P. Carlos Cardó SJ
"Miren que los envío como ovejas en medio de lobos: sean, pues, precavidos como la serpiente, pero sencillos como la paloma ¡Cuídense de los hombres! A ustedes los arrastrarán ante sus consejos, y los azotarán en sus sinagogas. Ustedes incluso serán llevados ante gobernantes y reyes por causa mía, y tendrán que dar testimonio ante ellos y los pueblos paganos. Cuando sean arrestados, no se preocupen por lo que van a decir, ni cómo han de hablar. Llegado ese momento, se les comunicará lo que tengan que decir. Pues no serán ustedes los que hablarán, sino el Espíritu de su Padre el que hablará en ustedes. Un hermano denunciará a su hermano para que lo maten, y el padre a su hijo, y los hijos se sublevarán contra sus padres y los matarán. Ustedes serán odiados por todos por causa mía, pero el que se mantenga firme hasta el fin, ése se salvará. Cuando los persigan en una ciudad, huyan a otra. En verdad les digo: no terminarán de recorrer todas las ciudades de Israel antes de que venga el Hijo del Hombre".

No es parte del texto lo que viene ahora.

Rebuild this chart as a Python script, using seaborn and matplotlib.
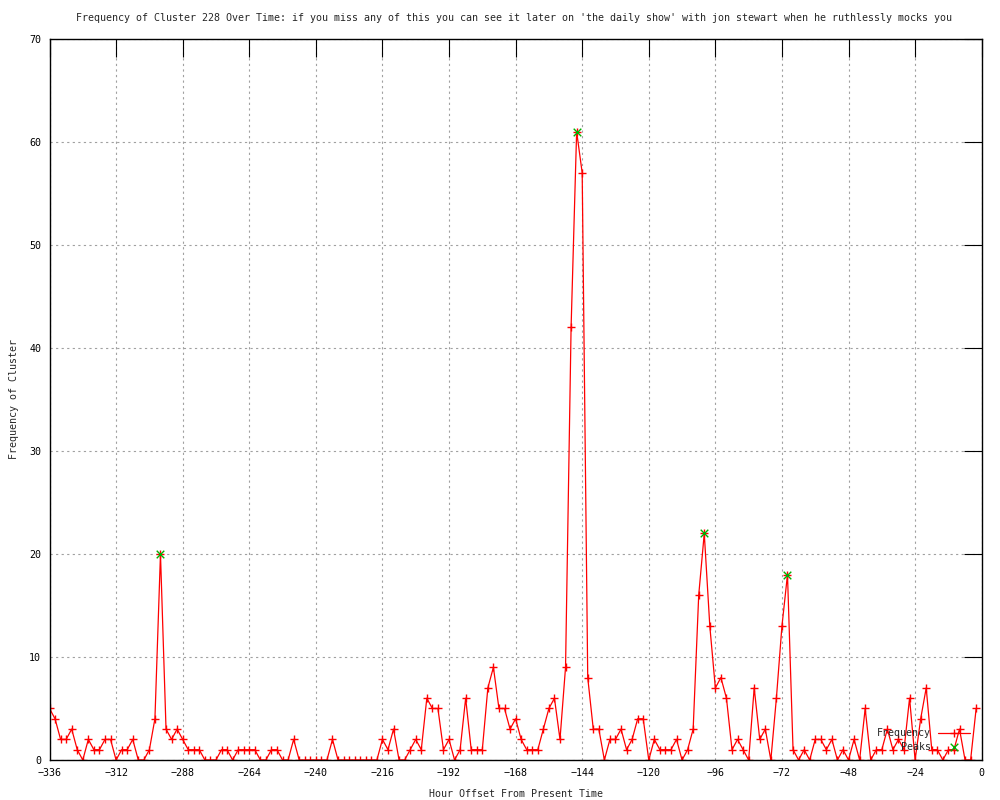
import numpy as np
import pandas as pd
import matplotlib
matplotlib.use("Agg")
import matplotlib.pyplot as plt
import seaborn as sns

# hourly bins, 2 hours apart, from -336 up to -2
hours = list(range(-336, 0, 2))
freq = [5, 4, 2, 2, 3, 1, 0, 2, 1, 1, 2, 2, 0, 1, 1, 2, 0, 0, 1, 4,
        20, 3, 2, 3, 2, 1, 1, 1, 0, 0, 0, 1, 1, 0, 1, 1, 1, 1, 0, 0,
        1, 1, 0, 0, 2, 0, 0, 0, 0, 0, 0, 2, 0, 0, 0, 0, 0, 0, 0, 0,
        2, 1, 3, 0, 0, 1, 2, 1, 6, 5, 5, 1, 2, 0, 1, 6, 1, 1, 1, 7,
        9, 5, 5, 3, 4, 2, 1, 1, 1, 3, 5, 6, 2, 9, 42, 61, 57, 8, 3, 3,
        0, 2, 2, 3, 1, 2, 4, 4, 0, 2, 1, 1, 1, 2, 0, 1, 3, 16, 22, 13,
        7, 8, 6, 1, 2, 1, 0, 7, 2, 3, 0, 6, 13, 18, 1, 0, 1, 0, 2, 2,
        1, 2, 0, 1, 0, 2, 0, 5, 0, 1, 1, 3, 1, 2, 1, 6, 0, 4, 7, 1,
        1, 0, 1, 1, 3, 0, 0, 5]
assert len(hours) == len(freq)

peak_hours = [-296, -146, -100, -70]
peak_freq = [20, 61, 22, 18]

x_ticks = list(range(-336, 1, 24))
y_ticks = list(range(0, 71, 10))

title = ("Frequency of Cluster 228 Over Time: if you miss any of this you can see it "
         "later on 'the daily show' with jon stewart when he ruthlessly mocks you")

sns.set_style("white")
plt.rcParams["font.family"] = ["DejaVu Sans Mono"]
fs = 7.2

df = pd.DataFrame({"hour": hours, "freq": freq})
peaks = pd.DataFrame({"hour": peak_hours, "freq": peak_freq})

fig = plt.figure(figsize=(10, 8), dpi=100)
ax = fig.add_axes([0.0495, 0.05, 0.9322, 0.9013])

sns.lineplot(data=df, x="hour", y="freq", ax=ax, color="red", linewidth=0.9,
             marker="+", markersize=6, markeredgewidth=1.0,
             markeredgecolor="red", label="Frequency")
sns.scatterplot(data=peaks, x="hour", y="freq", ax=ax, marker="x",
                color="#00b000", s=30, linewidth=1.0, label="Peaks", zorder=5)

ax.set_xlim(-336, 0)
ax.set_ylim(0, 70)
ax.set_xticks(x_ticks)
ax.set_yticks(y_ticks)
ax.tick_params(direction="in", length=13, width=0.8, top=True, right=True,
               labelsize=fs, colors="black", pad=6)
ax.grid(True, color="#a0a0a0", linestyle=(0, (2, 3)), linewidth=0.8)
for sp in ax.spines.values():
    sp.set_color("black")
    sp.set_linewidth(1.0)

ax.set_xlabel("Hour Offset From Present Time", fontsize=fs)
ax.set_ylabel("Frequency of Cluster", fontsize=fs)
ax.xaxis.set_label_coords(0.5, -0.040)
ax.yaxis.set_label_coords(-0.033, 0.5)
fig.text(0.514, 0.977, title, ha="center", va="center", fontsize=fs)

ax.legend(loc="lower right", bbox_to_anchor=(0.970, 0.060),
          bbox_transform=fig.transFigure, frameon=False, markerfirst=False,
          numpoints=1, handlelength=3.2, handletextpad=0.7, labelspacing=0.35,
          borderpad=0, borderaxespad=0, fontsize=fs)

fig.savefig("out.png", dpi=100)
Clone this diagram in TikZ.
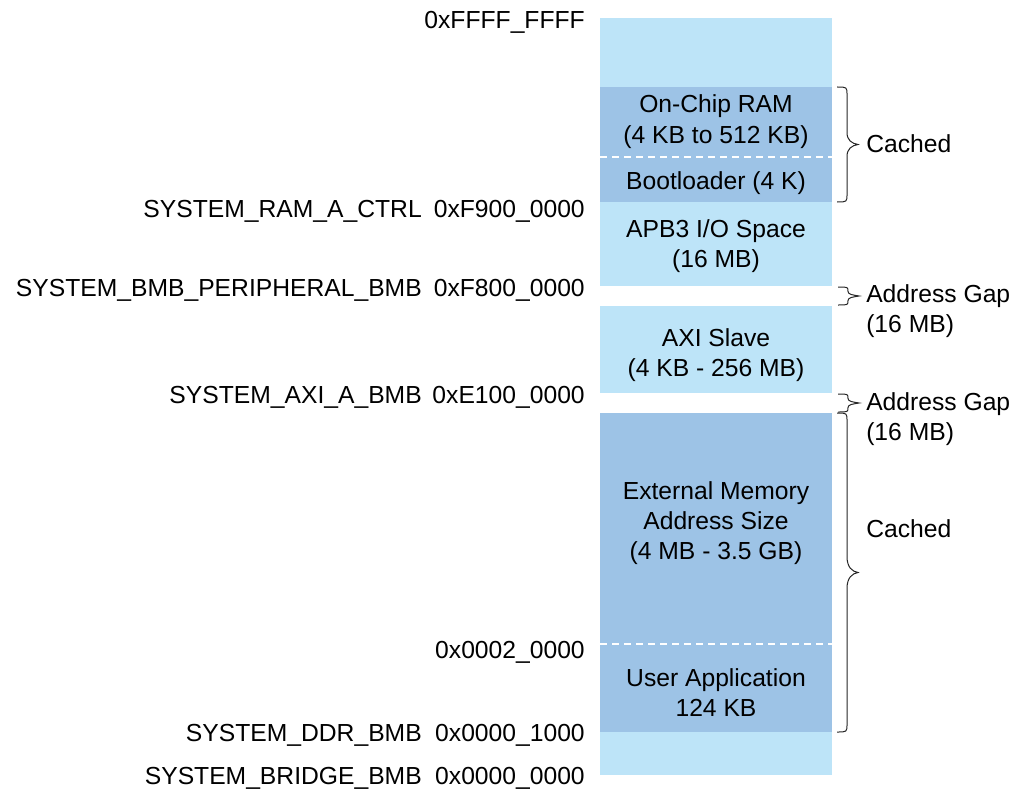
\documentclass[tikz,border=0pt]{standalone}
\usepackage{fontspec}
\setmainfont{Liberation Sans}
\definecolor{lightmem}{HTML}{BDE4F8}
\definecolor{darkmem}{HTML}{9DC3E6}
\newcommand\membrace[5]{% x0, y0, y1, r, tip r
  \draw[brc] (#1,#2) .. controls ({#1+10},#2) .. ({#1+10},{#2+#4})
    -- ({#1+10},{(#2+#3)/2-#5}) .. controls ({#1+10},{(#2+#3)/2-#5/3}) and ({#1+15},{(#2+#3)/2-1}) .. ({#1+21},{(#2+#3)/2})
    .. controls ({#1+15},{(#2+#3)/2+1}) and ({#1+10},{(#2+#3)/2+#5/3}) .. ({#1+10},{(#2+#3)/2+#5})
    -- ({#1+10},{#3-#4}) .. controls ({#1+10},#3) .. (#1,#3);}
\begin{document}
\begin{tikzpicture}[x=0.75pt,y=-0.75pt,
  lbl/.style={inner sep=0pt, font=\fontsize{18.5}{22.5}\selectfont},
  addr/.style={lbl, anchor=base east},
  blk/.style={lbl, anchor=base},
  side/.style={lbl, anchor=base west},
  sep/.style={white, line width=1.1pt, dash pattern=on 5.5pt off 3.5pt},
  brc/.style={black!85, line width=0.75pt}]
\useasboundingbox (0,0) rectangle (1016,788);
% memory blocks
\fill[lightmem] (600,18) rectangle (832,87);
\fill[darkmem] (600,87) rectangle (832,202);
\fill[lightmem] (600,202) rectangle (832,286);
\fill[lightmem] (600,306) rectangle (832,393);
\fill[darkmem] (600,413) rectangle (832,732);
\fill[lightmem] (600,732) rectangle (832,775);
\draw[sep] (600,157) -- (832,157);
\draw[sep] (600,644) -- (832,644);
% block texts
\node[blk] (ocr1) at (716,113) {On-Chip RAM};
\node[blk] (ocr2) at (716,143) {(4 KB to 512 KB)};
\node[blk] (boot) at (716,189) {Bootloader (4 K)};
\node[blk] (apb1) at (716,237) {APB3 I/O Space};
\node[blk] (apb2) at (716,267) {(16 MB)};
\node[blk] (axi1) at (716,346) {AXI Slave};
\node[blk] (axi2) at (716,376) {(4 KB - 256 MB)};
\node[blk] (ext1) at (716,499) {External Memory};
\node[blk] (ext2) at (716,529) {Address Size};
\node[blk] (ext3) at (716,559) {(4 MB - 3.5 GB)};
\node[blk] (usr1) at (716,686) {User Application};
\node[blk] (usr2) at (716,716) {124 KB};
% addresses
\node[addr] (hTop) at (585,29) {0xFFFF\_FFFF};
\node[addr] (hRam) at (585,217) {0xF900\_0000};
\node[addr] (hPer) at (585,296) {0xF800\_0000};
\node[addr] (hAxi) at (585,403) {0xE100\_0000};
\node[addr] (hUsr) at (585,658) {0x0002\_0000};
\node[addr] (hDdr) at (585,741) {0x0000\_1000};
\node[addr] (hBrg) at (585,784) {0x0000\_0000};
\node[addr] (nRam) at (422,217) {SYSTEM\_RAM\_A\_CTRL};
\node[addr] (nPer) at (422,296) {SYSTEM\_BMB\_PERIPHERAL\_BMB};
\node[addr] (nAxi) at (422,403) {SYSTEM\_AXI\_A\_BMB};
\node[addr] (nDdr) at (422,741) {SYSTEM\_DDR\_BMB};
\node[addr] (nBrg) at (422,784) {SYSTEM\_BRIDGE\_BMB};
% braces
\membrace{837}{87}{202}{8}{12}
\membrace{838}{287}{305}{4.5}{4.5}
\membrace{838}{394}{412}{4.5}{4.5}
\membrace{837}{413}{732}{8}{16}
% side labels
\node[side] (c1) at (866,152) {Cached};
\node[side] (g1a) at (866,302) {Address Gap};
\node[side] (g1b) at (866,332) {(16 MB)};
\node[side] (g2a) at (866,410) {Address Gap};
\node[side] (g2b) at (866,440) {(16 MB)};
\node[side] (c2) at (866,537) {Cached};
\end{tikzpicture}
\end{document}
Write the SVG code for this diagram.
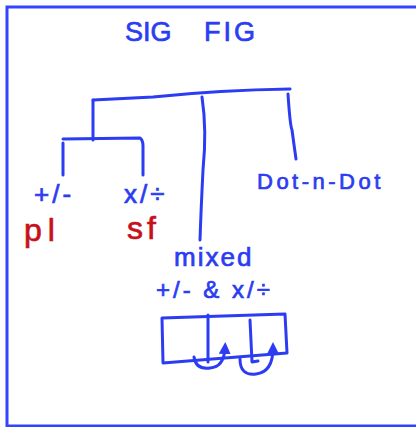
<svg xmlns="http://www.w3.org/2000/svg" width="416" height="427" viewBox="0 0 416 427">
<style>
.ink{fill:none;stroke:#2b3cf2;stroke-width:3;stroke-linecap:round;stroke-linejoin:round}
.t{font-family:"Liberation Sans",Arial,sans-serif;fill:#2b3cf2;stroke:#2b3cf2;stroke-width:0.7}
.r{font-family:"Liberation Sans",Arial,sans-serif;fill:#c8101c;stroke:#c8101c;stroke-width:0.7}
</style>
<defs>
<marker id="ah" viewBox="0 0 10 10" refX="5" refY="5" markerWidth="4" markerHeight="4" orient="auto">
<path d="M0 0 L10 5 L0 10 z" fill="#2b3cf2"/>
</marker>
</defs>
<rect width="416" height="427" fill="#fff"/>
<path d="M420 7 H7 V426 H420" fill="none" stroke="#3443ff" stroke-width="3"/>
<g id="title"><text class="t" x="125" y="41" font-size="27">SIG</text><text class="t" x="204" y="41" font-size="27" letter-spacing="3">FIG</text></g>
<g id="connectors">
<path class="ink" d="M93 100 L153 97 Q220 90 290 89"/>
<path class="ink" d="M93 100 V140"/>
<path class="ink" d="M63 139 L140 138 Q143 140 143 146 V175"/>
<path class="ink" d="M63 143 V175"/>
<path class="ink" d="M202 97 Q207 130 203 170 Q201 210 200 240"/>
<path class="ink" d="M288 94 Q290 125 292 130 Q294 145 296 159"/>
</g>
<g id="addsub"><text class="t" x="34" y="203" font-size="26" letter-spacing="3">+/-</text><text class="r" x="24" y="241" font-size="32" letter-spacing="6">pl</text></g>
<g id="muldiv"><text class="t" x="124" y="203" font-size="26" letter-spacing="3">x/÷</text><text class="r" x="127" y="239" font-size="32" letter-spacing="4">sf</text></g>
<g id="dotndot"><text class="t" x="257" y="189" font-size="22" letter-spacing="3.5">Dot-n-Dot</text></g>
<g id="mixed"><text class="t" x="174" y="266" font-size="26" letter-spacing="2">mixed</text><text class="t" x="156" y="298" font-size="24" letter-spacing="3">+/-  &amp;  x/÷</text></g>
<g id="box">
<path class="ink" d="M162 318 L285 314 L287 353 L163 363 Z"/>
<path class="ink" d="M208 315 V362"/>
<path class="ink" d="M250 320 L252 362 L258 361"/>
<path class="ink" d="M194 357 Q196 370 210 368 Q224 367 225 348" marker-end="url(#ah)"/>
<path class="ink" d="M240 359 Q240 376 256 374 Q273 372 273 348" marker-end="url(#ah)"/>
</g>
</svg>
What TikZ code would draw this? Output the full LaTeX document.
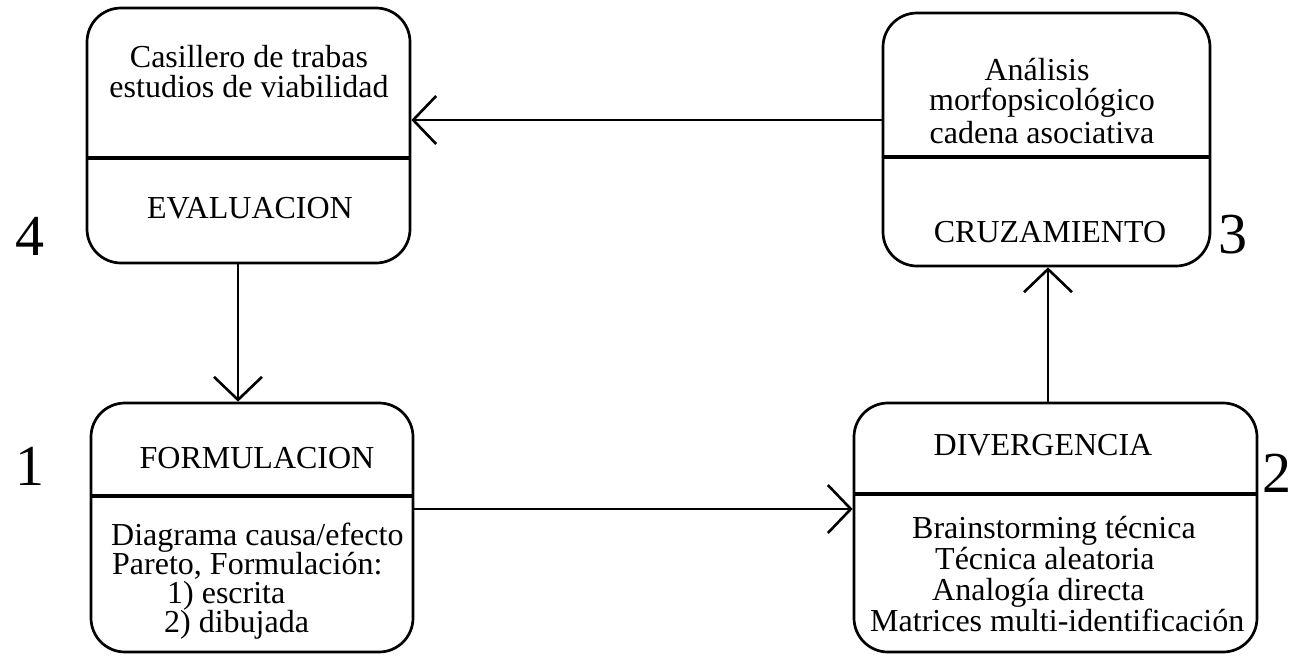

Así quiso Dios realizar la salvación del mundo. Y Jesús, su Hijo,
asumió libremente este destino que había sido ya simbolizado por el profeta
como el propio del Cordero que es llevado al matadero (Is 53,7). Siervo inocente soporta sobre sí la violencia del mal y,
sin devolverlo, vence al mal.
Una multitud de testigos suyos lo seguirán (Hebr 12,1), dispuestos a identificarse con Él en su estilo de vida
y también en una muerte como la suya. Recordarán que la suerte del Maestro ha
de ser la del discípulo y si lo persiguieron a Él, a ellos también los
perseguirán (Jn 15,20). Los entregarán a los tribunales… como hicieron
con Él.
Los que intentan apagar la verdad con la injusticia no soportarán
su forma de ser, que contradice radicalmente lo que ellos viven. El justo con
su sola presencia desenmascara la mentira del corrupto, que no tiene más
remedio que hacerlo callar o hacerlo
desaparecer de su vista. Y así ha venido ocurriendo en la historia del
cristianismo, desde Juan Bautista, degollado por Herodes, y desde Esteban, el
diácono lleno de gracia y de poder, que hacía
signos y prodigios en favor de los necesitados, que fue examinado con atención por las autoridades del pueblo y su rostro
les pareció como el de un ángel, pero amotinaron a la gente contra él para
que lo apedrearan porque no pudieron
contradecir la sabiduría y el espíritu con que hablaba (Hechos 6, 8-15).
Mártir significa testigo. Darán
testimonio, había anunciado Jesús.
La sangre derramada sella como supremo testimonio la determinación de vivir
hasta el final los valores que el Maestro transmitió. Con su martirio, el
testigo fiel demuestra que esos valores por los cuales ha vivido, valen más que
la vida.
Por eso puede morir en paz, seguro de que el Espíritu hablará en su favor.
En el peligro, no le arrebatará ningún espíritu de miedo o de egoísmo, de
odio o de violencia, sino el Espíritu de Dios, espíritu de amor que actúa en los
corazones, e infunde el coraje (¡mucho más fuerte y eficaz que el de la
venganza!) para perdonar incluso a los que lo persiguen.
El espíritu del mundo, espíritu de injusticia y de conflicto, seguirá
extendiendo su influjo aparentemente invencible. Por Él, el hermano entregará al hermano a la muerte; se levantarán los hijos
contra los padres y los matarán… La falta de moral ataca las raíces de la
vida, destruye la convivencia, mata los afectos y los sentimientos. Pero el
Espíritu de Cristo se abre paso y asegura la victoria porque ya la anticipó y
desplegó para siempre al resucitar a Jesús de entre los muertos. El amor es más
fuerte.
Quien se mantiene en esta fe que vence al mundo, ese se salvará.